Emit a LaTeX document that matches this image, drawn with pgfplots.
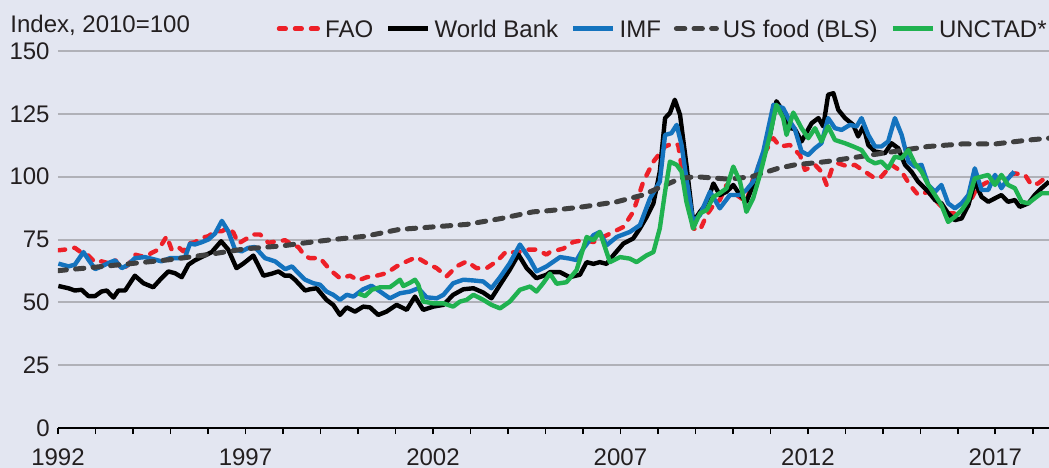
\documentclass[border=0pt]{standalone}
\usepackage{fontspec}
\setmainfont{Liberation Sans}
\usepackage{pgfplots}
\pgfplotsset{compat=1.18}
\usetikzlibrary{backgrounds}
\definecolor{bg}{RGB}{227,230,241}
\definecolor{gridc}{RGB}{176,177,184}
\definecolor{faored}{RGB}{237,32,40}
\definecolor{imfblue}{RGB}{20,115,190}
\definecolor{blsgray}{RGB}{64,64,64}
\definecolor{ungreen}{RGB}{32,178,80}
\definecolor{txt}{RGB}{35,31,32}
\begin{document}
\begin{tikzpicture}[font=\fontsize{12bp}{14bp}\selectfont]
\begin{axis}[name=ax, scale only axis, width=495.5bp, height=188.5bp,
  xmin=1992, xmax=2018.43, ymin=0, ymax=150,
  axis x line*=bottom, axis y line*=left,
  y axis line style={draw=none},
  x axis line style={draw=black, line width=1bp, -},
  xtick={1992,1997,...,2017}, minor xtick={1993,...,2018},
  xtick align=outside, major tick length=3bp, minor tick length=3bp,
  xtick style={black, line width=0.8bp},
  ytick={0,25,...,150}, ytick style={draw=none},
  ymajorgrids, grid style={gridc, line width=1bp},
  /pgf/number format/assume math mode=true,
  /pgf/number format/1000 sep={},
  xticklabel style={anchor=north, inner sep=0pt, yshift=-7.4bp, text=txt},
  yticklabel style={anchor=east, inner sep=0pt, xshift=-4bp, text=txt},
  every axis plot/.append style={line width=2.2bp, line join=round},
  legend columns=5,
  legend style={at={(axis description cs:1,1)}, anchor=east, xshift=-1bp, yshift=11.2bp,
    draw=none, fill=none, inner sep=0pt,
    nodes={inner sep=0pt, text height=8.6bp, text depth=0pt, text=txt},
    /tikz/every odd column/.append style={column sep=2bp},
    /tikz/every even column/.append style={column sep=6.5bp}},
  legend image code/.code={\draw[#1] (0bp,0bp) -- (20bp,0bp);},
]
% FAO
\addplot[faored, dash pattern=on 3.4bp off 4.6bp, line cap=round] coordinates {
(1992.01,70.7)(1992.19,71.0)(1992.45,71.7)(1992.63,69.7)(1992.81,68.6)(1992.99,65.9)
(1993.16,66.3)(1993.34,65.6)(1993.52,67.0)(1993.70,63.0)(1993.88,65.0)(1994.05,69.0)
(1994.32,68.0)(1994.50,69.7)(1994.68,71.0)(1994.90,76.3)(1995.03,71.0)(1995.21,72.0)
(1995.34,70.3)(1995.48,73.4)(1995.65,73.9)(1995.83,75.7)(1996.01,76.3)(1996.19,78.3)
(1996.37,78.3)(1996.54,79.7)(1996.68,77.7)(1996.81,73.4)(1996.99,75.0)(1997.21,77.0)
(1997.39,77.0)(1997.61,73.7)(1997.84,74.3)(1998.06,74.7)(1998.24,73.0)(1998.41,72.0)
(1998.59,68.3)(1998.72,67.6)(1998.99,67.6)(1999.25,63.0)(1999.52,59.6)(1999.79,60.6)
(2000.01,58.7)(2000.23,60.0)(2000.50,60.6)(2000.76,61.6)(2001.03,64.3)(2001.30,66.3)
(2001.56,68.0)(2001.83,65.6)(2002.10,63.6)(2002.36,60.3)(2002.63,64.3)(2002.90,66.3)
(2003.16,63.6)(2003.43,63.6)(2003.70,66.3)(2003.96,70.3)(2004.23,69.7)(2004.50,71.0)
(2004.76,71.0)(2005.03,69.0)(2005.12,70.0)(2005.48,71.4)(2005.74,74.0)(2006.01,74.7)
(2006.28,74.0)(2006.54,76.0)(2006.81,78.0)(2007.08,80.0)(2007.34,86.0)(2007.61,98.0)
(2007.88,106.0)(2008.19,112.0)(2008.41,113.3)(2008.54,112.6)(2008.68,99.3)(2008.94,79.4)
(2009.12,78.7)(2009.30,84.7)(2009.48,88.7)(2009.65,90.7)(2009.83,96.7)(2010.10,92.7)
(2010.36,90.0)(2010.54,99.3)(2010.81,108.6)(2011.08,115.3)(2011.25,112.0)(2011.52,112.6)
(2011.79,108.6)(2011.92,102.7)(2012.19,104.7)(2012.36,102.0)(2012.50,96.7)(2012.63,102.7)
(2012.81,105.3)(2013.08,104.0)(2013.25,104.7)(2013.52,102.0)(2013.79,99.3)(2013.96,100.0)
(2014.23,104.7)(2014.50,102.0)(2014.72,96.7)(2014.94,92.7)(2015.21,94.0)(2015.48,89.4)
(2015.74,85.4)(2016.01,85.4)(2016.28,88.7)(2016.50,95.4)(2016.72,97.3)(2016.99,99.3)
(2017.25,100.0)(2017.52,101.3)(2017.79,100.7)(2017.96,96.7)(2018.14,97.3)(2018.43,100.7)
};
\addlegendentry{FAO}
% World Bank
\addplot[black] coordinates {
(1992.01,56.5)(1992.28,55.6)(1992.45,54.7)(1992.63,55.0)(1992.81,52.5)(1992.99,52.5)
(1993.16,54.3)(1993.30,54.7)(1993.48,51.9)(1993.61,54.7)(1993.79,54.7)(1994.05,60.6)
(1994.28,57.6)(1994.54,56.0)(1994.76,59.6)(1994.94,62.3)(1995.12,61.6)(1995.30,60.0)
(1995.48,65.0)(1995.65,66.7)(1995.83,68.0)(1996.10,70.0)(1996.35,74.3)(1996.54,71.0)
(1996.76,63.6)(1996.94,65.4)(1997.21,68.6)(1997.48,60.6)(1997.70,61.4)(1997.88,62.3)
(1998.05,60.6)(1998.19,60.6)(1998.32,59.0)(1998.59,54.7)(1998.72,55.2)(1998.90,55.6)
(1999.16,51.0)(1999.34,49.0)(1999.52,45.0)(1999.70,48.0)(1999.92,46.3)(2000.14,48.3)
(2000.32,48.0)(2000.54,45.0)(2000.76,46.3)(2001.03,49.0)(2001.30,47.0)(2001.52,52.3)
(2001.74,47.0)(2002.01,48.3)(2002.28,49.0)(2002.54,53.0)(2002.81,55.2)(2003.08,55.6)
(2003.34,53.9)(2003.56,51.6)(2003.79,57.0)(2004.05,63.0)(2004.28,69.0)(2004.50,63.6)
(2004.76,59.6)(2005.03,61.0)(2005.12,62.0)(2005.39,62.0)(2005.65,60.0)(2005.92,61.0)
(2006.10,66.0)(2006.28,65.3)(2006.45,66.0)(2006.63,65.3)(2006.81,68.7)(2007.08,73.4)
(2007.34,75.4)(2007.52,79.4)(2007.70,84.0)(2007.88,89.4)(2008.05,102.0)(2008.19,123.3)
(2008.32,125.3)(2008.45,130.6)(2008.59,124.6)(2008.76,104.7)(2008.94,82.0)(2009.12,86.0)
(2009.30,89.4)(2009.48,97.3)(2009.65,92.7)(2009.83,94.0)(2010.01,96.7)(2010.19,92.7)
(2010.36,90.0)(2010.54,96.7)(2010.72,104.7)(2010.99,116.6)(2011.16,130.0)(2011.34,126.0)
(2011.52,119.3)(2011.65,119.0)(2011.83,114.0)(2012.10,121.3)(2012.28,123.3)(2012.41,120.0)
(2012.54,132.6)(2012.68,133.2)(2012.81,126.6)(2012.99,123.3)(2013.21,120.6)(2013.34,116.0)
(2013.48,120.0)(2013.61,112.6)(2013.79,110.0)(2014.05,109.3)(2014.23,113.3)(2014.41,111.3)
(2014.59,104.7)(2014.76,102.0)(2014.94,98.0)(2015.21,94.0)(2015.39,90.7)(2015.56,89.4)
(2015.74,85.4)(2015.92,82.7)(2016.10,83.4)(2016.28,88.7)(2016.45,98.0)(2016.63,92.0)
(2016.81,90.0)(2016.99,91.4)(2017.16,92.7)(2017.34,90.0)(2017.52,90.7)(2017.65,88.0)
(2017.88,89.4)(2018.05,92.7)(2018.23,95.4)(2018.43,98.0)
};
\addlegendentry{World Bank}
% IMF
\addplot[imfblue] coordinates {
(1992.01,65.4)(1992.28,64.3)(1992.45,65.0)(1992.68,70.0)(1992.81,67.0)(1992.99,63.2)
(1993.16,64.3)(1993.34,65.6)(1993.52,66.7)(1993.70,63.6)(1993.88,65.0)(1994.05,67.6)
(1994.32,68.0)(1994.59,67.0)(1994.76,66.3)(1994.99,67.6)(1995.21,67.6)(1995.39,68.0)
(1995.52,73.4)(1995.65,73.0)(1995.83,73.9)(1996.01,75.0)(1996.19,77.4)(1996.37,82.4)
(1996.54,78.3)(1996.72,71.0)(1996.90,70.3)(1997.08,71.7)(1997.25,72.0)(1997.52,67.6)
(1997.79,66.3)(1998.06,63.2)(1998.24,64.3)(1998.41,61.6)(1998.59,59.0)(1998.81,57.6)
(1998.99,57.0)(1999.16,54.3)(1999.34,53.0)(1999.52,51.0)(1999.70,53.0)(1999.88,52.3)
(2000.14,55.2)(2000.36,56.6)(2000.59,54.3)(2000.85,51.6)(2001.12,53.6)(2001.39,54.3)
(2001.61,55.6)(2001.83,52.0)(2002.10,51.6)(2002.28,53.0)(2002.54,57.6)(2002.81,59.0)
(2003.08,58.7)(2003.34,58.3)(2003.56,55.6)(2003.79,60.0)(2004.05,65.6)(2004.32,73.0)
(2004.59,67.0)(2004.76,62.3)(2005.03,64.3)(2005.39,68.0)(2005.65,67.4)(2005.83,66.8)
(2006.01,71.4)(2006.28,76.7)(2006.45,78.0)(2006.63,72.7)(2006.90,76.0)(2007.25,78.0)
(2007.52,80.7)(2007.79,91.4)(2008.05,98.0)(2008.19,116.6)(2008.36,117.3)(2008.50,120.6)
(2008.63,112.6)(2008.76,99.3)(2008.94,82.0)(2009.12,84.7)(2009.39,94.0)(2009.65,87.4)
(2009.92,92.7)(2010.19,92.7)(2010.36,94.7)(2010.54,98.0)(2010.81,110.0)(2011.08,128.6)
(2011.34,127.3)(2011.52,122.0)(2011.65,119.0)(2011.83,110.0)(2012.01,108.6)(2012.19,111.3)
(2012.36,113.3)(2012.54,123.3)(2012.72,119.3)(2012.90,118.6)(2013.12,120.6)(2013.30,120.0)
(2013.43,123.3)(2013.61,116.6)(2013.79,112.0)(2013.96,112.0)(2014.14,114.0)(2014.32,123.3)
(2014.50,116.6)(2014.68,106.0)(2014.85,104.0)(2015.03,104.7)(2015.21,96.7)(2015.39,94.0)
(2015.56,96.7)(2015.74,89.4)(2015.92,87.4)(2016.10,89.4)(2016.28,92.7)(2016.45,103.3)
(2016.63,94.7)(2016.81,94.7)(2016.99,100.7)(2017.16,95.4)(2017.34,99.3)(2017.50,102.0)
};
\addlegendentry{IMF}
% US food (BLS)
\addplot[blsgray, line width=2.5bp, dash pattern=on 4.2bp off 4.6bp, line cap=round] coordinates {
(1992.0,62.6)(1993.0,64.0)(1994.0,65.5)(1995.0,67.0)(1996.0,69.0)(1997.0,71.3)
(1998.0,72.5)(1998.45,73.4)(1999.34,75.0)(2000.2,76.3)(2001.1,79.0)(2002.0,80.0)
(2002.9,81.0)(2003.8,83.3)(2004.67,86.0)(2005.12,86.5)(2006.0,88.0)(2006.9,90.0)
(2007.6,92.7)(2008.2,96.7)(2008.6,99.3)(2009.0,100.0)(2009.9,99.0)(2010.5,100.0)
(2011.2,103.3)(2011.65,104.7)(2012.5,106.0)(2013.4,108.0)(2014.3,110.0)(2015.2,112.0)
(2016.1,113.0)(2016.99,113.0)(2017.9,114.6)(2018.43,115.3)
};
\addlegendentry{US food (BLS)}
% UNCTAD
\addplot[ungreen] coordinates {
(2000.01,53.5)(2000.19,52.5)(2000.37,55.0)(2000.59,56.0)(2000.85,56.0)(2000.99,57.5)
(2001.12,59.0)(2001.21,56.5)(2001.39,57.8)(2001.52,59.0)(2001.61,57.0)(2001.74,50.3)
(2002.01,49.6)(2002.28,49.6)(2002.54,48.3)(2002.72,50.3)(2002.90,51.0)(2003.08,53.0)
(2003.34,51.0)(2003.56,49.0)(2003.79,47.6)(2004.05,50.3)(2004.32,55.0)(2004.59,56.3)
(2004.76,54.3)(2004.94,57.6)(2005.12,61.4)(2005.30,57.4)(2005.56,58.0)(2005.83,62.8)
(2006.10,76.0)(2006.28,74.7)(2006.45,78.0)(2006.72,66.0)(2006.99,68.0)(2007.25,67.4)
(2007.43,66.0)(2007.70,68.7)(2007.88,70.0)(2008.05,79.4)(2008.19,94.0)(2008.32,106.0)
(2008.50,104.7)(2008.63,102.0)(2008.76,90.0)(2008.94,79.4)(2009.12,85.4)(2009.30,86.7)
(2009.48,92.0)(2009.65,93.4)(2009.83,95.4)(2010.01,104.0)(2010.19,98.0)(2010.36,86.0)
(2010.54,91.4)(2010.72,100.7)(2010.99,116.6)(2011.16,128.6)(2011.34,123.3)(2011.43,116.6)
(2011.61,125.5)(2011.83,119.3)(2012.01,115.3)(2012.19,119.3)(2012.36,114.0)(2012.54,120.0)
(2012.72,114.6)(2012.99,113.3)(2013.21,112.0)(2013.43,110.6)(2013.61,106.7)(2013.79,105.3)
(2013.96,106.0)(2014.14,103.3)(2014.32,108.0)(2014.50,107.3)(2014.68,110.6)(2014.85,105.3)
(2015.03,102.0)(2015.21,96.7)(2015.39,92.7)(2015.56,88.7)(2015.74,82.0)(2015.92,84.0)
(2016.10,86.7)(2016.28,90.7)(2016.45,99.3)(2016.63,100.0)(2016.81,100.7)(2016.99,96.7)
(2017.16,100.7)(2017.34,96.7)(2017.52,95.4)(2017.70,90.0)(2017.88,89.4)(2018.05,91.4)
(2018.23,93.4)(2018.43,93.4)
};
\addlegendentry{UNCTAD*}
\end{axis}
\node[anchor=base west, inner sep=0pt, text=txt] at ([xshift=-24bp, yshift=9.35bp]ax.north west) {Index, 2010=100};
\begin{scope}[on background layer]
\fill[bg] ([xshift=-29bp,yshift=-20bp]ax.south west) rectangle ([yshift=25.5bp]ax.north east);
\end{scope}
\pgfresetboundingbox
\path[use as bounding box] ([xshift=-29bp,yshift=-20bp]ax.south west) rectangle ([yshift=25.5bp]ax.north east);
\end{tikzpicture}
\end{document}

= Task brief =
From the material above, copy each line that includes the word "image".

= Task solution =
Emit a LaTeX document that matches this image, drawn with pgfplots.
  legend image code/.code={\draw[#1] (0bp,0bp) -- (20bp,0bp);},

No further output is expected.